Quem passar pela casa de Gentil Postai vai perceber que ele tem algumas paixões: cavalos, chimarrão e a Itália. No escritório da residência, é possível ver imagens dos animais, cuias de chimarrão e itens que fazem referência à Itália. E não por acaso, afinal ele possui cidadania italiana e abriu as portas para a reportagem de A Gazeta conhecer mais sobre a sua relação com o país europeu e a imigração italiana no Brasil, que completa 150 anos.
De acordo com ele, para ter a cidadania italiana é necessário ser descendente de imigrantes. “Segundo a legislação italiana, entende-se como imigrante italiano aquele cuja passagem para vir ao Brasil foi paga pelo país da Itália, e não aquele que veio por conta própria”, explica, acrescentando que deve haver o registro no “livro grosso”.
Os bisavós de Postai vieram como imigrantes para o Brasil em 1875 e pararam no porto de Santos, depois de 30 dias de viagem, fora o embarque e desembarque. Decidiram vir para a América com a promessa de terras em abundância, ferramentas, sementes e cestas básicas para erguerem uma vida aqui. Na realidade, não foi bem assim. Ninguém os orientava e, quando foram fazer o câmbio do dinheiro italiano para o brasileiro, acabaram levando um golpe e ficando sem nada.
Depois disso, seguiram para o interior de São Paulo, trabalhar em uma fazenda de café. O salário não era muito, mas havia casa e comida, e, no momento, era o que bastava. Por lá, trabalharam durante dois anos, em 14 pessoas, para conseguir dinheiro e comprar duas juntas e um carro de boi. Após isso, vieram para Santa Catarina, que seria o destino desde o início. Gentil também relembrou as dificuldades enfrentadas pelos imigrantes italianos durante a Segunda Guerra Mundial, especialmente após a imposição de leis pelo governo Getúlio Vargas sobre o uso de idiomas estrangeiros.
Postai contou que seu avô foi vítima de abusos por não falar português. A mãe, na época com 14 anos, foi com o avô fazer compras, pois sabia falar minimamente o português. “Numa dessas vezes em que minha mãe foi dirigindo a carroça, de repente parou um jipe e perguntaram se ele sabia falar a língua oficial do Brasil”, relata.

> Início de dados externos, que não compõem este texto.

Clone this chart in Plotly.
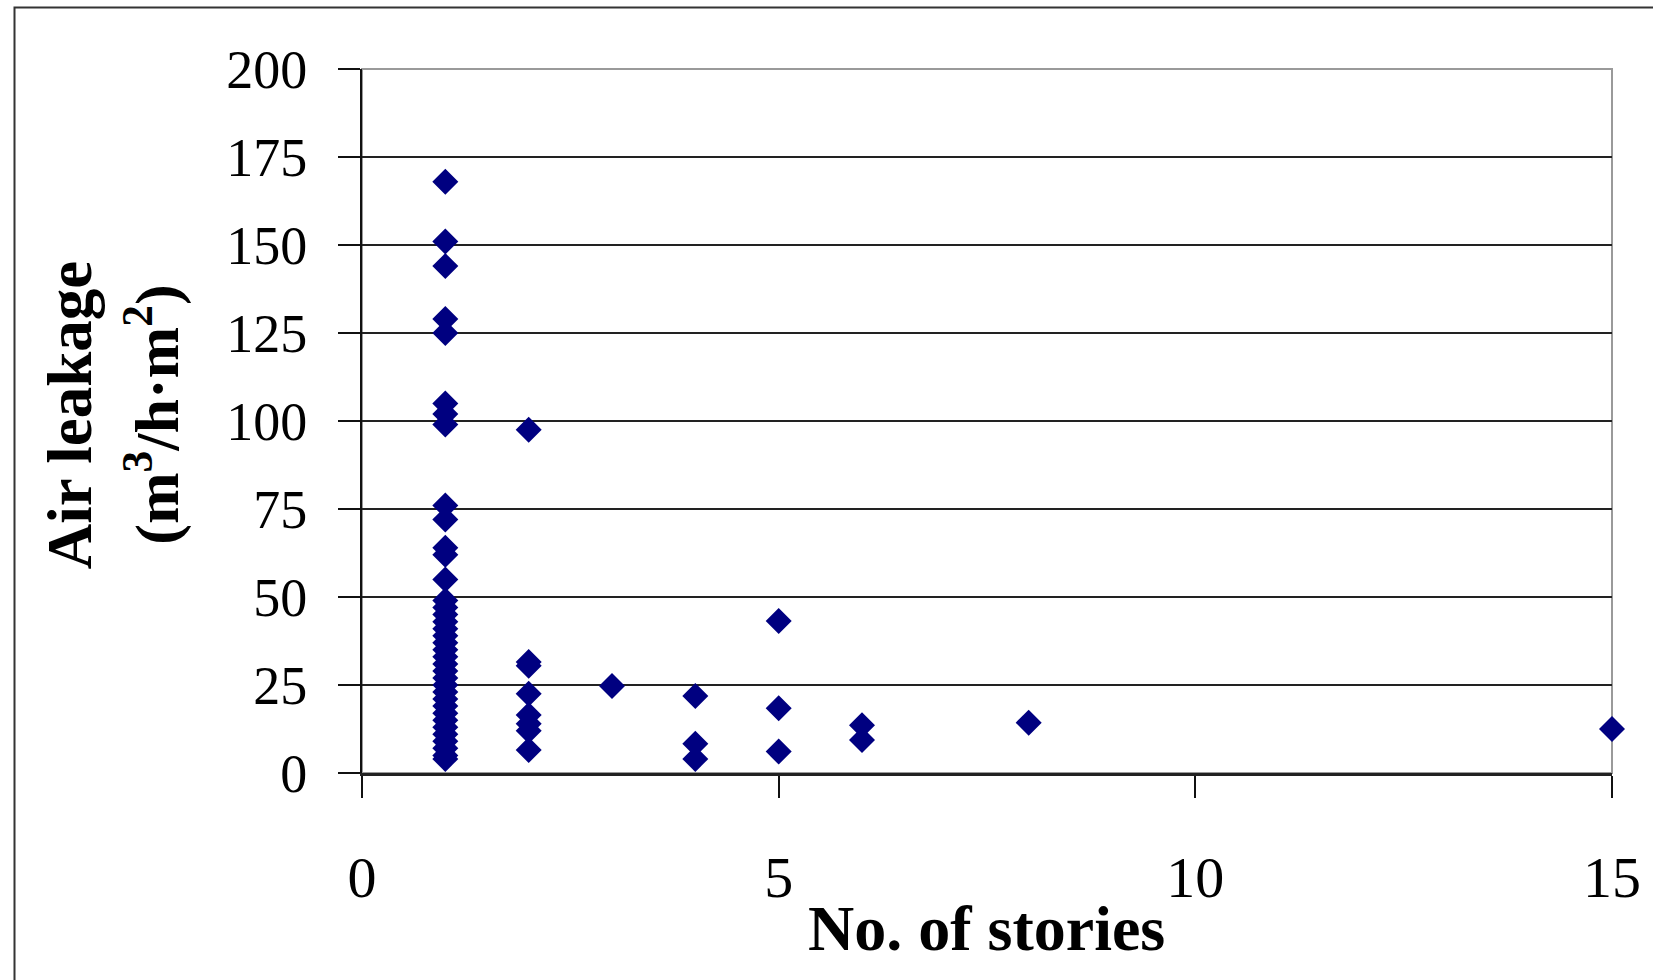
import plotly.graph_objects as go

# ---- data ----
stories_1 = [1] * 37
leak_1 = [168, 151, 144, 129, 125, 105, 102, 99, 76, 72, 64, 62, 55,
          49, 47, 45, 43, 41, 39, 37, 35, 33, 31, 29, 27, 25, 23, 21,
          19, 17, 15, 13, 11, 9, 7, 5, 4]
stories_other = [2, 2, 2, 2, 2, 2, 2, 2,
                 3,
                 4, 4, 4,
                 5, 5, 5,
                 6, 6,
                 8,
                 15]
leak_other = [97.5, 31.5, 30.5, 22.5, 16.5, 14, 12, 6.5,
              24.7,
              21.9, 8.3, 4,
              43.2, 18.4, 6.1,
              13.6, 9.4,
              14.3,
              12.5]

x_vals = stories_1 + stories_other
y_vals = leak_1 + leak_other

x_ticks = [0, 5, 10, 15]
y_ticks = [0, 25, 50, 75, 100, 125, 150, 175, 200]

# ---- layout geometry (pixels) ----
W, H = 1653, 980
L, R, T, B = 362, 1621, 68.5, 773

def px(xp):
    return (xp - L) / (R - L)

def py(yp):
    return (B - yp) / (B - T)

SERIF = "Liberation Serif, Times New Roman, serif"

fig = go.Figure()
fig.add_trace(go.Scatter(
    x=x_vals, y=y_vals, mode="markers",
    marker=dict(symbol="diamond", size=20, color="#000080",
                line=dict(width=0)),
    cliponaxis=False, showlegend=False, hoverinfo="x+y"))

fig.update_layout(
    width=W, height=H,
    margin=dict(l=L, r=W - R, t=T, b=H - B, pad=0),
    paper_bgcolor="white", plot_bgcolor="white",
    showlegend=False,
    xaxis=dict(range=[0, 15], tickvals=x_ticks, ticktext=[str(v) for v in x_ticks],
               showgrid=False, zeroline=False,
               showline=True, linecolor="#222", linewidth=3,
               ticks="outside", ticklen=22, tickwidth=2, tickcolor="#111",
               ticklabelstandoff=29,
               tickfont=dict(family=SERIF, size=58, color="black")),
    yaxis=dict(range=[0, 200], tickvals=y_ticks, ticktext=[str(v) for v in y_ticks],
               showgrid=True, gridcolor="#222", gridwidth=2,
               zeroline=False,
               showline=True, linecolor="#111", linewidth=2,
               ticks="outside", ticklen=22, tickwidth=2, tickcolor="#111",
               ticklabelstandoff=20,
               tickfont=dict(family=SERIF, size=54, color="black")),
    shapes=[
        # plot-area border (gray, Excel style)
        dict(type="rect", xref="paper", yref="paper", x0=0, x1=1, y0=0, y1=1,
             line=dict(color="#9a9a9a", width=2), layer="below"),
        # outer chart frame
        dict(type="rect", xref="paper", yref="paper",
             x0=px(12), x1=px(1700), y0=py(7), y1=py(1020),
             line=dict(color="#333", width=2), layer="below"),
    ],
    annotations=[
        dict(text="<b>No. of stories</b>", xref="paper", yref="paper",
             x=px(991), y=py(929), xanchor="center", yanchor="middle",
             showarrow=False, font=dict(family=SERIF, size=64, color="black")),
        dict(text="<b>Air leakage</b>", xref="paper", yref="paper",
             x=px(68), y=py(415), xanchor="center", yanchor="middle",
             textangle=-90, showarrow=False,
             font=dict(family=SERIF, size=63, color="black")),
        dict(text="<b>(m<sup>3</sup>/h·m<sup>2</sup>)</b>", xref="paper", yref="paper",
             x=px(151), y=py(415), xanchor="center", yanchor="middle",
             textangle=-90, showarrow=False,
             font=dict(family=SERIF, size=62, color="black")),
    ],
)

fig.write_html("out.html", config={"displayModeBar": False},
               post_script="document.body.style.margin='0';")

Como não sabia falar, pediram para ele descer da carroça. “Um soldado em cada braço e um no pescoço. Pegaram a garrafinha de óleo de rícino, e a minha mãe chorando dizia: ‘Não faça isso com o meu pai’”, cita, dizendo ainda que o avô quase morreu.
Deveres e direitos
Gentil possui alguns deveres na Itália. Na semana em que A Gazeta esteve lá, Postai estava realizando a votação dos cinco Referendum italianos. Ele tem o direito de voto desde que fez a cidadania, há 12 anos. “A Itália não é a minha dupla cidadania. É a minha outra pátria, não é a segunda. Eu, estando aqui, a minha primeira pátria é a brasileira, e a Itália é a segunda. Mas, estando na Itália, a minha segunda pátria é a brasileira. É onde moro que vale. Os direitos que tenho lá na Itália são lá da Itália. Os direitos que estão aqui, estão aqui”, citou.
Os seus votos dizem respeito ao contrato de trabalho, direitos de quem está no exterior, renovações de contratos, normas de trabalho e cidadania. Esses votos, em papéis, são colocados em um envelope e entregues nos Correios.
Cultura italiana em São Bento
Apesar de ser mais vista a cultura alemã na cidade, Gentil acredita que a italiana é bem representada também. Nos últimos anos, ele se dedicou à preservação da cultura italiana em São Bento do Sul. Também estudou e foi atrás da história de seu povo. Ele já teve a oportunidade de estar na Itália algumas vezes e conheceu o consulado. É habilitado a lecionar língua italiana nos países que fazem parte da União Europeia, pois, através do consulado, estudou a língua em uma universidade italiana.
Além de ter ensinado o idioma para muitos alunos, foi um dos fundadores do Círculo Trentino da cidade e apresentou, por mais de uma década, um programa de rádio voltado à divulgação da música e cultura italianas. “Eu tenho aqui 400 CDs que comprava para tirar uma música, porque a rádio não tinha”, expõe.
Além da língua, valoriza a culinária como parte essencial da identidade cultural. Ele relembra receitas tradicionais trazidas pelos imigrantes italianos. Segundo Postai, essa transmissão de saberes, tanto linguísticos quanto culinários, é o que mantém viva a herança das comunidades de origem europeia no sul do Brasil.